Inflation hedging grew by 8%, to around £19.7bn.
The LDI survey polls the derivatives trading desks of investment banks on volumes of hedging transactions, and has been carried out since the first quarter of 2009.
It covers UK/sterling hedging.
Simon Bentley, head of LDI client portfolio management at BMO Global Asset Management, told IPE the figures include other institutional investors besides pension schemes, as banks do not differentiate between investor types when aggregating the data.
But he said the asset manager expects pension scheme investors to represent the large majority of the data “given the overall make-up of the market”.
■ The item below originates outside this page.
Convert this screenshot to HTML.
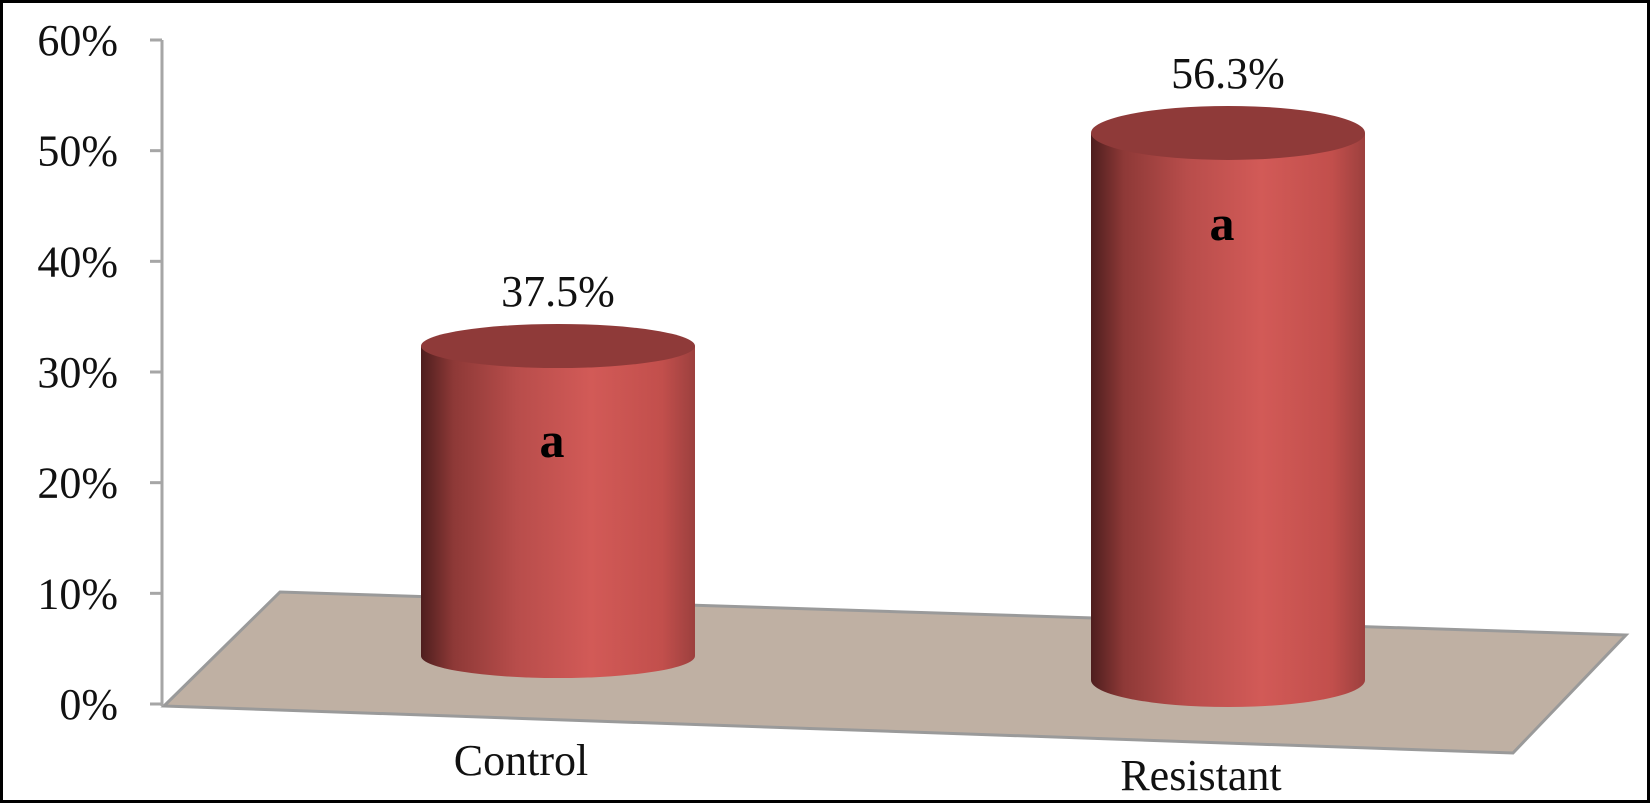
<!DOCTYPE html>
<html><head><meta charset="utf-8"><style>
html,body{margin:0;padding:0;background:#fff}
svg{display:block}
text{font-family:"Liberation Serif",serif}
</style></head><body>
<svg width="1650" height="803" viewBox="0 0 1650 803">
<defs>
<linearGradient id="cyl" x1="0" x2="1" y1="0" y2="0">
<stop offset="0" stop-color="#4e1e1e"/>
<stop offset="0.12" stop-color="#8e3937"/>
<stop offset="0.35" stop-color="#b84d4b"/>
<stop offset="0.62" stop-color="#d25a57"/>
<stop offset="0.88" stop-color="#c24f4c"/>
<stop offset="1" stop-color="#9c403e"/>
</linearGradient>
</defs>
<rect x="1.5" y="1.5" width="1647" height="800" fill="#fff" stroke="#000" stroke-width="3"/>
<polygon points="164,706 280,592 1626,635 1513,753" fill="#bfb0a3" stroke="#9a9a9a" stroke-width="3"/>
<line x1="162" y1="40" x2="162" y2="706" stroke="#a6a6a6" stroke-width="3"/>
<g id="ticks"></g>
<g id="bars"></g>
</svg>
<script>
const categories = ["Control", "Resistant"];
const values = [37.5, 56.3];
const valueLabels = ["37.5%", "56.3%"];
const letters = ["a", "a"];
const tickValues = [0, 10, 20, 30, 40, 50, 60];
const tickLabels = ["0%", "10%", "20%", "30%", "40%", "50%", "60%"];

const NS = "http://www.w3.org/2000/svg";
function y(v){ return 704 - v * (664 / 60); }
function mk(tag, attrs, parent){
  const e = document.createElementNS(NS, tag);
  for (const k in attrs) e.setAttribute(k, attrs[k]);
  parent.appendChild(e); return e;
}
const ticks = document.getElementById("ticks");
tickValues.forEach((t, i) => {
  const ln = mk("line", {x1:150, x2:162, y1:y(t), y2:y(t), stroke:"#a6a6a6", "stroke-width":3}, ticks);
  
  
  const tx = mk("text", {x:118, y:y(t)+15, "text-anchor":"end", "font-size":44, fill:"#111"}, ticks);
  tx.textContent = tickLabels[i];
  
  
});

// geometry per bar (layout, not data)
const cx = [558, 1228], rx = [137, 137], ry = [22, 27], baseY = [656, 680], depth = [57, 52];
const catLabelY = [775, 790], valueLabelY = [306, 88], letterY = [457, 240];
const bars = document.getElementById("bars");
categories.forEach((c, i) => {
  const g = mk("g", {}, bars);
  
  
  const top = y(values[i]) + depth[i];
  const b = baseY[i], x0 = cx[i] - rx[i], x1 = cx[i] + rx[i];
  const body = mk("path", {d:`M${x0},${top} L${x0},${b} A${rx[i]},${ry[i]} 0 0 0 ${x1},${b} L${x1},${top} Z`, fill:"url(#cyl)"}, g);
  
  
  const cap = mk("ellipse", {cx:cx[i], cy:top, rx:rx[i], ry:ry[i], fill:"#8f3a39"}, g);
  
  
  const vl = mk("text", {x:cx[i], y:valueLabelY[i], "text-anchor":"middle", "font-size":44, fill:"#111"}, g);
  vl.textContent = valueLabels[i];
  
  
  const lt = mk("text", {x:cx[i]-6, y:letterY[i], "text-anchor":"middle", "font-size":50, "font-weight":"bold", fill:"#000"}, g);
  lt.textContent = letters[i];
  
  
  const cl = mk("text", {x:cx[i]-37+ (i?10:0), y:catLabelY[i], "text-anchor":"middle", "font-size":44, fill:"#111"}, g);
  cl.textContent = c;
  
  
});
</script>
</body></html>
The highest level of quarterly interest-rate hedging activity was in Q2 of 2015, a spokesperson told IPE.
The activity over the fourth quarter of last year coincided with some structural changes in the Gilt repo market, the asset manager noted.
According to BMO, recent changes to banking regulations have made it more capital-intensive for banks to hold Gilts on their balance sheets, increasing Gilt repo pricing, and these changes have also “initiated a general shift towards cash collateral rather than Gilt or cash and Gilt collateral”.
Bentley added: “Longer-term concerns around Gilt repo liquidity, combined with a short-term seasonal increase in Gilt repo pricing, led to a bias towards swap-based hedging at the expense of Gilts in Q4,” said Bentley. “This further exacerbated the relative cheapness of Gilts compared with swaps.”
The headline figure for hedging activity last quarter is unrelated to the seasonal increase in repo pricing, he told IPE.
“Anecdotally,” he said, “it appears many schemes set targets to initiate or increase hedges earlier in the year and were simply keen to complete this activity before year-end, resulting in a significant amount of activity during Q4.”
Respondents to the survey had predicted a rise in nominal, inflation and real rates in the first quarter of 2016, but, said Bentley, “there is a reasonable probability that the first UK rate hike won’t now occur until 2017”.
This is due to unfavourable economic data releases and uncertainty over the referendum on whether the UK should remain in the European Union.
Still, there will probably be some volatility around market expectations for a rate rise, “which could create opportunities for nimble investors”.